Repeat the lines below exactly as they appear, but leave out the images.

----

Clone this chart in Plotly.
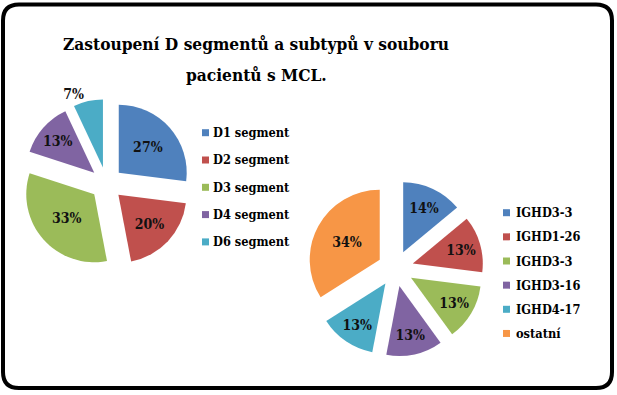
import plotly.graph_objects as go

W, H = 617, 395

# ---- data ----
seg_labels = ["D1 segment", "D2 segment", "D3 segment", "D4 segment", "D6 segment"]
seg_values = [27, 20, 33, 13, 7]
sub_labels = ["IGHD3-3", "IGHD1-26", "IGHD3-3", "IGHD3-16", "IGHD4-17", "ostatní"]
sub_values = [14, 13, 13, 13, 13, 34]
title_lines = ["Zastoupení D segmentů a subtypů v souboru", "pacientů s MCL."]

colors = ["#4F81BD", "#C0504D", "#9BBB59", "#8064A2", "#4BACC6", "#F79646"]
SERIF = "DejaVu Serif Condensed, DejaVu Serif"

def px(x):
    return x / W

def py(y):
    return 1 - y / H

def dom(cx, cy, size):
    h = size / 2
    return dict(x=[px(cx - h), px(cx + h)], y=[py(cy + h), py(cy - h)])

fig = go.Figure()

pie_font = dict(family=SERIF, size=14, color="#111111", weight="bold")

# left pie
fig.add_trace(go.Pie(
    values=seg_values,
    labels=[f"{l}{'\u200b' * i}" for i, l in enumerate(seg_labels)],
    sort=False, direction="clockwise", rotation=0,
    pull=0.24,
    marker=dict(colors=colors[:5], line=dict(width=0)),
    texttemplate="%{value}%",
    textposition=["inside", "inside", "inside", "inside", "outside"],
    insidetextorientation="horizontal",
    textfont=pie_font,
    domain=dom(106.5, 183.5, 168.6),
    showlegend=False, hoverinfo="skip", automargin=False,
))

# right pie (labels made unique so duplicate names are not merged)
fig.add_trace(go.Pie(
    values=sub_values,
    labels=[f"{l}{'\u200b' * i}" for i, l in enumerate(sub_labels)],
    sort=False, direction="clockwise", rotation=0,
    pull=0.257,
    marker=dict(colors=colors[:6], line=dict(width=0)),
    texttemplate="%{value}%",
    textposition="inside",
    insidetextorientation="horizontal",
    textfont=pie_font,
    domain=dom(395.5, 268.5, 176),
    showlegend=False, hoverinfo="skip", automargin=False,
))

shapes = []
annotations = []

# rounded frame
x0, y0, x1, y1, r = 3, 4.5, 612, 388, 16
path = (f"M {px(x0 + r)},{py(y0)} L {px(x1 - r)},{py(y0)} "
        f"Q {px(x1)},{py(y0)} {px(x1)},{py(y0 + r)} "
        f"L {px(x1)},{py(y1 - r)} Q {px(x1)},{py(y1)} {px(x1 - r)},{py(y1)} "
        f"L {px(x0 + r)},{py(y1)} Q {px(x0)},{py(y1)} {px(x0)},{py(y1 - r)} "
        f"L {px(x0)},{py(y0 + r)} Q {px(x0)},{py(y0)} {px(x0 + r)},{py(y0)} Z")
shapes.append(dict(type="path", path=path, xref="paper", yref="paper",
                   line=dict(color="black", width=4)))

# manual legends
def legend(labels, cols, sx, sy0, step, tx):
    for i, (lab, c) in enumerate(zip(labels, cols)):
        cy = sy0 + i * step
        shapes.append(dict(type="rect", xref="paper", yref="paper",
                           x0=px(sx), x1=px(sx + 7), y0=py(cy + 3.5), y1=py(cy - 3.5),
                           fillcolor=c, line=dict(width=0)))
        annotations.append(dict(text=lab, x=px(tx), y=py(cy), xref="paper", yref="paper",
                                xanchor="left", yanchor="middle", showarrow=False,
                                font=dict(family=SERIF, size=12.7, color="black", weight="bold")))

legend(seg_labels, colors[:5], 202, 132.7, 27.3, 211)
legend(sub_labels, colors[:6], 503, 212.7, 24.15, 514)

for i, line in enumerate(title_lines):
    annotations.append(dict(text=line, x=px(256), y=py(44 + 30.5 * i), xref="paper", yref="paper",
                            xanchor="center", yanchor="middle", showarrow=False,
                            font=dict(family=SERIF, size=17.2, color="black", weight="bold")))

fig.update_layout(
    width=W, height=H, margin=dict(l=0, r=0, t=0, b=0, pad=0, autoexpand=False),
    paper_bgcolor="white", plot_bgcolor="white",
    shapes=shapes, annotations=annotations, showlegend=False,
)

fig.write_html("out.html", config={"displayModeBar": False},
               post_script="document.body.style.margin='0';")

----

Task solution —
Clone this chart in Plotly.
import plotly.graph_objects as go

W, H = 617, 395

# ---- data ----
seg_labels = ["D1 segment", "D2 segment", "D3 segment", "D4 segment", "D6 segment"]
seg_values = [27, 20, 33, 13, 7]
sub_labels = ["IGHD3-3", "IGHD1-26", "IGHD3-3", "IGHD3-16", "IGHD4-17", "ostatní"]
sub_values = [14, 13, 13, 13, 13, 34]
title_lines = ["Zastoupení D segmentů a subtypů v souboru", "pacientů s MCL."]

colors = ["#4F81BD", "#C0504D", "#9BBB59", "#8064A2", "#4BACC6", "#F79646"]
SERIF = "DejaVu Serif Condensed, DejaVu Serif"

def px(x):
    return x / W

def py(y):
    return 1 - y / H

def dom(cx, cy, size):
    h = size / 2
    return dict(x=[px(cx - h), px(cx + h)], y=[py(cy + h), py(cy - h)])

fig = go.Figure()

pie_font = dict(family=SERIF, size=14, color="#111111", weight="bold")

# left pie
fig.add_trace(go.Pie(
    values=seg_values,
    labels=[f"{l}{'\u200b' * i}" for i, l in enumerate(seg_labels)],
    sort=False, direction="clockwise", rotation=0,
    pull=0.24,
    marker=dict(colors=colors[:5], line=dict(width=0)),
    texttemplate="%{value}%",
    textposition=["inside", "inside", "inside", "inside", "outside"],
    insidetextorientation="horizontal",
    textfont=pie_font,
    domain=dom(106.5, 183.5, 168.6),
    showlegend=False, hoverinfo="skip", automargin=False,
))

# right pie (labels made unique so duplicate names are not merged)
fig.add_trace(go.Pie(
    values=sub_values,
    labels=[f"{l}{'\u200b' * i}" for i, l in enumerate(sub_labels)],
    sort=False, direction="clockwise", rotation=0,
    pull=0.257,
    marker=dict(colors=colors[:6], line=dict(width=0)),
    texttemplate="%{value}%",
    textposition="inside",
    insidetextorientation="horizontal",
    textfont=pie_font,
    domain=dom(395.5, 268.5, 176),
    showlegend=False, hoverinfo="skip", automargin=False,
))

shapes = []
annotations = []

# rounded frame
x0, y0, x1, y1, r = 3, 4.5, 612, 388, 16
path = (f"M {px(x0 + r)},{py(y0)} L {px(x1 - r)},{py(y0)} "
        f"Q {px(x1)},{py(y0)} {px(x1)},{py(y0 + r)} "
        f"L {px(x1)},{py(y1 - r)} Q {px(x1)},{py(y1)} {px(x1 - r)},{py(y1)} "
        f"L {px(x0 + r)},{py(y1)} Q {px(x0)},{py(y1)} {px(x0)},{py(y1 - r)} "
        f"L {px(x0)},{py(y0 + r)} Q {px(x0)},{py(y0)} {px(x0 + r)},{py(y0)} Z")
shapes.append(dict(type="path", path=path, xref="paper", yref="paper",
                   line=dict(color="black", width=4)))

# manual legends
def legend(labels, cols, sx, sy0, step, tx):
    for i, (lab, c) in enumerate(zip(labels, cols)):
        cy = sy0 + i * step
        shapes.append(dict(type="rect", xref="paper", yref="paper",
                           x0=px(sx), x1=px(sx + 7), y0=py(cy + 3.5), y1=py(cy - 3.5),
                           fillcolor=c, line=dict(width=0)))
        annotations.append(dict(text=lab, x=px(tx), y=py(cy), xref="paper", yref="paper",
                                xanchor="left", yanchor="middle", showarrow=False,
                                font=dict(family=SERIF, size=12.7, color="black", weight="bold")))

legend(seg_labels, colors[:5], 202, 132.7, 27.3, 211)
legend(sub_labels, colors[:6], 503, 212.7, 24.15, 514)

for i, line in enumerate(title_lines):
    annotations.append(dict(text=line, x=px(256), y=py(44 + 30.5 * i), xref="paper", yref="paper",
                            xanchor="center", yanchor="middle", showarrow=False,
                            font=dict(family=SERIF, size=17.2, color="black", weight="bold")))

fig.update_layout(
    width=W, height=H, margin=dict(l=0, r=0, t=0, b=0, pad=0, autoexpand=False),
    paper_bgcolor="white", plot_bgcolor="white",
    shapes=shapes, annotations=annotations, showlegend=False,
)

fig.write_html("out.html", config={"displayModeBar": False},
               post_script="document.body.style.margin='0';")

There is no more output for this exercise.